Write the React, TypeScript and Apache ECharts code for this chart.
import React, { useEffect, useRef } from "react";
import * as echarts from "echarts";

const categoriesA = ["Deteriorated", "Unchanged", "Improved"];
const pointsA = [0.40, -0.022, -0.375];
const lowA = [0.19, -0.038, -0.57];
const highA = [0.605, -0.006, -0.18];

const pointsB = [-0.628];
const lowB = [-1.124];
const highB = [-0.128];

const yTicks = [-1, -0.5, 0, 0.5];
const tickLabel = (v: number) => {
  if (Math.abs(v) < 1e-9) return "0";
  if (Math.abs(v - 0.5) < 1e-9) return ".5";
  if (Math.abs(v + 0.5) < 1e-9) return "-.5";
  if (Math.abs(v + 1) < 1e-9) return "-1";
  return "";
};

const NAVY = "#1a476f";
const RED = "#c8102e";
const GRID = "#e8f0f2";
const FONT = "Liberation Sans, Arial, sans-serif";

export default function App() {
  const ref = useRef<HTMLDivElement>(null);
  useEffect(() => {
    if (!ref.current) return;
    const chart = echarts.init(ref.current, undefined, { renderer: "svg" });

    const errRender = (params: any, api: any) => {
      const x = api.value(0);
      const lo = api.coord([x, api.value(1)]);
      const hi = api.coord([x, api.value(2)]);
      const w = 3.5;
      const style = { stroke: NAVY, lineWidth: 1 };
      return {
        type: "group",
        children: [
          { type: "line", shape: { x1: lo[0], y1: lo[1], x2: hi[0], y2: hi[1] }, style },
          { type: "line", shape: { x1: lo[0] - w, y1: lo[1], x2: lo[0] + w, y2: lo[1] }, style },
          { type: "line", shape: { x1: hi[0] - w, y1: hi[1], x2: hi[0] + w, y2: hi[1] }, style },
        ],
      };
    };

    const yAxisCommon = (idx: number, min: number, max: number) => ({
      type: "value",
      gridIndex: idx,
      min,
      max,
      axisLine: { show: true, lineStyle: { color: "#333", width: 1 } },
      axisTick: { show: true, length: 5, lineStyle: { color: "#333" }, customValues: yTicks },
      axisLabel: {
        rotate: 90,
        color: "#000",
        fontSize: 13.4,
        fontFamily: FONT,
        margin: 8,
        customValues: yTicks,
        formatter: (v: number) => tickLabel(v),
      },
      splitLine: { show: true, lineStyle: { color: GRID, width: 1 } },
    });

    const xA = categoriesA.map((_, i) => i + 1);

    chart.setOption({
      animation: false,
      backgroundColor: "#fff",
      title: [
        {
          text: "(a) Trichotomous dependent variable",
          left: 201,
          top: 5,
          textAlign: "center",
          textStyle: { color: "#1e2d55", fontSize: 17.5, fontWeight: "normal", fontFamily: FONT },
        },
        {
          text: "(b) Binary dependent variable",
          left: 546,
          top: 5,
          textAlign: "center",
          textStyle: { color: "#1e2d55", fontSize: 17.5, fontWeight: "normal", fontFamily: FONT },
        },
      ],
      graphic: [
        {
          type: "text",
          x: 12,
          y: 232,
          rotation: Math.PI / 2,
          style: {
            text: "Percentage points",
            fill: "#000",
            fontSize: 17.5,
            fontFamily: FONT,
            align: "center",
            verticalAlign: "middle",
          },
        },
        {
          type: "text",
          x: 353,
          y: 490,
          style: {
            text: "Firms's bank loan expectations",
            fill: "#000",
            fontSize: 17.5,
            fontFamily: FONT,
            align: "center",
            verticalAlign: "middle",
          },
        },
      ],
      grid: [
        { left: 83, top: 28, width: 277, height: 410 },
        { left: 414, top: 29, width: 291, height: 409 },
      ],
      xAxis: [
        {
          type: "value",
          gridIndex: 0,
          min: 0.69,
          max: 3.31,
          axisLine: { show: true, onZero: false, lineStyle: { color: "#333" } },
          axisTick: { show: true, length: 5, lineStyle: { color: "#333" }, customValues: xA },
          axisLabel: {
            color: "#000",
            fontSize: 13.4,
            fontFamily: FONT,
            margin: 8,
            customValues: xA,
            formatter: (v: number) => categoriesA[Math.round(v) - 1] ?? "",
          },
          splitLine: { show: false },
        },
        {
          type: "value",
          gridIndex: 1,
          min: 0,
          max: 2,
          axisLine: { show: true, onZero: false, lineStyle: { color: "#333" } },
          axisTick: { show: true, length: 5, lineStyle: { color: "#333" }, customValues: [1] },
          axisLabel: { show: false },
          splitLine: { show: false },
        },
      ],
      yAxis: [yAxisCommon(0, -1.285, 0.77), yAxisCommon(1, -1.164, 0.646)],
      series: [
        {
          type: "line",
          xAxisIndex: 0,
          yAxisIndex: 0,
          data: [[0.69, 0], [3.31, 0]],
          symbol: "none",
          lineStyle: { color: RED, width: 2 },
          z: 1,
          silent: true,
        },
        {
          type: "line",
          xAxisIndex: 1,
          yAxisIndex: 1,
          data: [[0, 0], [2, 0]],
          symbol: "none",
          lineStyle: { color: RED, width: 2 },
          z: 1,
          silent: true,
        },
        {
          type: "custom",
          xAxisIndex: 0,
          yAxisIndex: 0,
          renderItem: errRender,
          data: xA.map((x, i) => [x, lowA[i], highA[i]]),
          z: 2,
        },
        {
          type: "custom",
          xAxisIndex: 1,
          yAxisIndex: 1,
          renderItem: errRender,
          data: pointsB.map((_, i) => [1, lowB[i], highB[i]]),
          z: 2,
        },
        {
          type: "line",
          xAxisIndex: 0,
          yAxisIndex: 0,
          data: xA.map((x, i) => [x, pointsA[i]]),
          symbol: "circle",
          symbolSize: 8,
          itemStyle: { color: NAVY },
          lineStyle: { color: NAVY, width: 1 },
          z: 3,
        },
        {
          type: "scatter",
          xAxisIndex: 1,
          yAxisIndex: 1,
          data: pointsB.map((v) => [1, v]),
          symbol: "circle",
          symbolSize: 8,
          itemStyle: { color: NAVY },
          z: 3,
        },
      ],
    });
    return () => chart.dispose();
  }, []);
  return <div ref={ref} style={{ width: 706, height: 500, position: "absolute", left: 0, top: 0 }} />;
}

+ + + + +

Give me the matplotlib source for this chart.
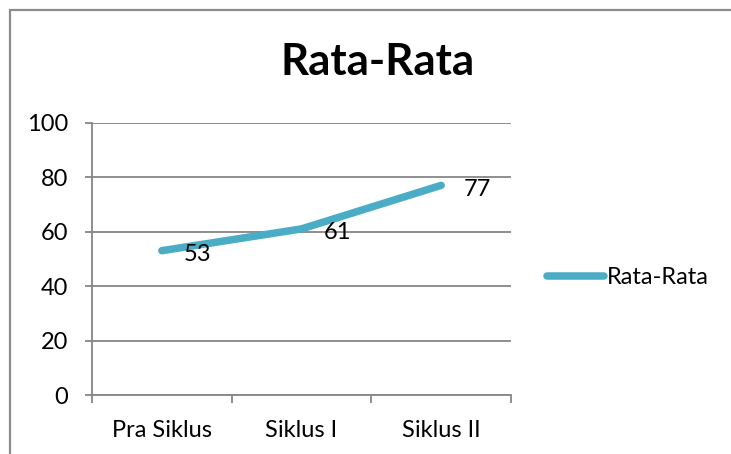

+ + + + +

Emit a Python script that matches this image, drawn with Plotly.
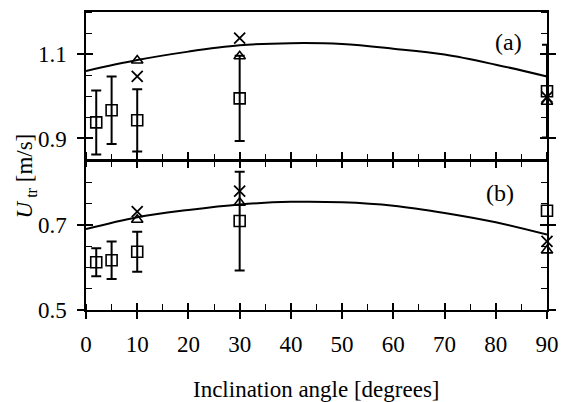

+ + + + +

WHAT THE TASK REQUIRES:
Return each line in the records that holds the string "this".

THE OUTPUT:
Write the React, TypeScript and Apache ECharts code for this chart.
Give me the matplotlib source for this chart.
Emit a Python script that matches this image, drawn with Plotly.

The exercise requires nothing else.